Der türkische Präsident bezog sich damit auf die Tatsache, dass die Verfassung während der Herrschaft von General Kenan Evren verabschiedet wurde, der am 12. September 1980 die zivile Regierung der Türkei durch einen Militärputsch stürzte. "Eine neue, zivile Verfassung wird uns die Möglichkeit geben, uns davon für immer zu befreien", betonte Erdoğan. "Wir sind entschlossen, die neue Verfassung zu schaffen, die auch ein Beweis für die Reife der türkischen Politik sein wird".  

Die Gegner von Präsident Erdoğan sind der Ansicht, dass der Kampf gegen das Erbe des verstorbenen Generals Evren, der im Jahr 2014 zu lebenslanger Haft verurteilt wurde, nur ein Vorwand für die Schaffung einer neuen Verfassung sei, berichtet die Zeitung Kommersant.

Das derzeitige Grundgesetz wurde bereits 2017 geändert. Das Ziel war es, ein präsidiales Regierungssystem in der Türkei zu schaffen, das das parlamentarische System ersetzt. Die aktuelle Verfassung verbietet es dem Staatschef, ein drittes Mal für den Posten zu kandidieren. Erdoğan, der sich 2023 zur Wiederwahl gestellt hat, hat bereits das gesamte Limit ausgeschöpft.

Der türkische Präsident hat öffentlich erklärt, er wolle die Verfassungsänderungen in Angriff nehmen, nicht weil er eigene Interessen verfolge, sondern weil er im Interesse der Nation agiere. "Wir wollen die neue Verfassung nicht für uns, sondern für unser Land. Ich habe kein Interesse daran, wiedergewählt zu werden oder erneut zu kandidieren", sagte Erdoğan vergangene Woche nach der Rückkehr von einem Forum der Organisation Türkischer Staaten in Ungarn.

Er forderte die größte Oppositionspartei, die Republikanische Volkspartei (CHP), zur Ausarbeitung einer neuen Verfassung auf: "Die ganze Frage ist, ob sich die Republikanische Volkspartei auch auf den Weg machen wird, um mit uns eine gemeinsame, zivile Verfassung zu erarbeiten". Er rief die CHP zur Zusammenarbeit auf. "Wir sagen, lasst uns zusammenarbeiten. Setzen wir unsere Kommissionen ein, und mit diesen Kommissionen formulieren wir die zivile Verfassung so schnell wie möglich und legen sie unserem Volk vor.

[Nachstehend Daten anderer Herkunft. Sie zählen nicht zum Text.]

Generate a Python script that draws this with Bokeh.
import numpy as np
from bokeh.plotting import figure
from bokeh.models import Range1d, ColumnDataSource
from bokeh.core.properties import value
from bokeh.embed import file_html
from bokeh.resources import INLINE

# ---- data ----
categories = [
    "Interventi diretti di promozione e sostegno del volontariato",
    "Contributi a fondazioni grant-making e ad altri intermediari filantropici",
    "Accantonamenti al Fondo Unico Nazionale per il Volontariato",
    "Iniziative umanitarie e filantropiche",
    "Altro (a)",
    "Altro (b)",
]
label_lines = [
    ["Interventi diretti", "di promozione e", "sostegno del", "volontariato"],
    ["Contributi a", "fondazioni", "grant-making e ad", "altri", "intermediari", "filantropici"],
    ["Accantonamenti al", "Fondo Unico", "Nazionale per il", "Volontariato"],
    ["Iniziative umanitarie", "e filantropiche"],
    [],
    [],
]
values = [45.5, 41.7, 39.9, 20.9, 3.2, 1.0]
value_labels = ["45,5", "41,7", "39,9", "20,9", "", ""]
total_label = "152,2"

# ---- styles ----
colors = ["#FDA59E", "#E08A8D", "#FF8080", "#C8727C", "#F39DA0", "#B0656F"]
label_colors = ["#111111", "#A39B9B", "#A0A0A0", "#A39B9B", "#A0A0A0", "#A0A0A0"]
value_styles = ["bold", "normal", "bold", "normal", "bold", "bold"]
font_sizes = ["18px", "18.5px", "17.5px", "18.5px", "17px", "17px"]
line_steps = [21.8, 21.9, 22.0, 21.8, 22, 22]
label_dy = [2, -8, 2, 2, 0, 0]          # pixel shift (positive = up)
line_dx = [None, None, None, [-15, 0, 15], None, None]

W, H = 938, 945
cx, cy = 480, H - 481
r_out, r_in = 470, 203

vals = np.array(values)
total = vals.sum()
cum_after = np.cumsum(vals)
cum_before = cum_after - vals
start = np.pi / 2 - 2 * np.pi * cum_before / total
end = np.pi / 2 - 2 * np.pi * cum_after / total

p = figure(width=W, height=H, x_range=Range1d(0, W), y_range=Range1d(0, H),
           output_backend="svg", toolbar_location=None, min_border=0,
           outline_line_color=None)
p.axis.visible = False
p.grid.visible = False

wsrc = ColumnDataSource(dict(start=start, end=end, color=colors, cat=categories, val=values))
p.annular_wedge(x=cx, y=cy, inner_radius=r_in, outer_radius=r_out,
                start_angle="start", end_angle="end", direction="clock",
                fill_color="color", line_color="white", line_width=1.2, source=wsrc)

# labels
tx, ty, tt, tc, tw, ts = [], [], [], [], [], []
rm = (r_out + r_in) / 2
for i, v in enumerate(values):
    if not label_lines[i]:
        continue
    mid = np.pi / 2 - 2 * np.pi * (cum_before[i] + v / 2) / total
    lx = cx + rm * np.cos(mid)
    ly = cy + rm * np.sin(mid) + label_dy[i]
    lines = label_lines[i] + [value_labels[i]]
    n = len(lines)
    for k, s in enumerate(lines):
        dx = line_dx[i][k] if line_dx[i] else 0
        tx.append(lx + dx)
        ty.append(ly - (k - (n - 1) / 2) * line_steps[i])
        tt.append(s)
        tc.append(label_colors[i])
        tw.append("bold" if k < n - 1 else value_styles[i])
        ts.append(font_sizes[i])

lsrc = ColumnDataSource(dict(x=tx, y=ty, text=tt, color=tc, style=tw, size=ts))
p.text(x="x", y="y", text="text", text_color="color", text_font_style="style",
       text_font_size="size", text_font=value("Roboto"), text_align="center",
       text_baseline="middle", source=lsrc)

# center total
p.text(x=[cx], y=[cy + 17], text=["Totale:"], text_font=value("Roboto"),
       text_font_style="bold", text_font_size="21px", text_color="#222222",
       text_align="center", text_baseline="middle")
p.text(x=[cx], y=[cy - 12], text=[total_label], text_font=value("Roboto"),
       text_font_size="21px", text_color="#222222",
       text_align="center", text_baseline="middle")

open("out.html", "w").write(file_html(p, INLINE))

Im vergangenen November schlug Erdoğans Verbündeter in der parlamentarischen Koalition, Devlet Bahçeli, Vorsitzender der Partei der Nationalistischen Bewegung(MHP), vor, die Verfassung zu ändern, um die Macht des amtierenden Präsidenten auf unbestimmte Zeit zu verlängern. "Wäre es nicht natürlich und richtig, unseren Präsidenten erneut zu wählen, wenn der Terrorismus ausgerottet ist, die Inflation einen schweren Schlag erlitten hat und die Türkei politische und wirtschaftliche Stabilität gewährleistet?"

Es sollte eine Verfassungsänderung in Erwägung gezogen werden, um Erdoğans Möglichkeit einer erneuten Kandidatur bei den Präsidentschaftswahlen zu sichern, sagte Bahçeli in einer Parlamentsrede vor MHP-Abgeordneten.

Nach Ansicht der Zeitung Türkiye Today werde es für die AKP-Mitglieder nicht einfach sein, die Verfassung zu ändern. Erdoğans Partei benötige die Unterstützung von mindestens 360 (von 600) Mitgliedern der Großen Nationalversammlung (Parlament), um ein Volksreferendum zu organisieren, und 400 Stimmen für eine direkte Annahme einer Verfassungsänderung. Die Regierungskoalition schaffe dies nicht, betont die Zeitung.

Wenn Erdoğan jedoch wiedergewählt werden will, könnte er dies auf legale Weise und ohne Verabschiedung einer neuen Verfassung tun. Artikel 116 des derzeitigen Grundgesetzes des Landes gibt dem amtierenden Präsidenten die Möglichkeit, ein drittes Mal zu kandidieren, wenn die Große Nationalversammlung während seiner zweiten Amtszeit aus irgendeinem Grund vorgezogene Präsidentschaftswahlen ankündigt.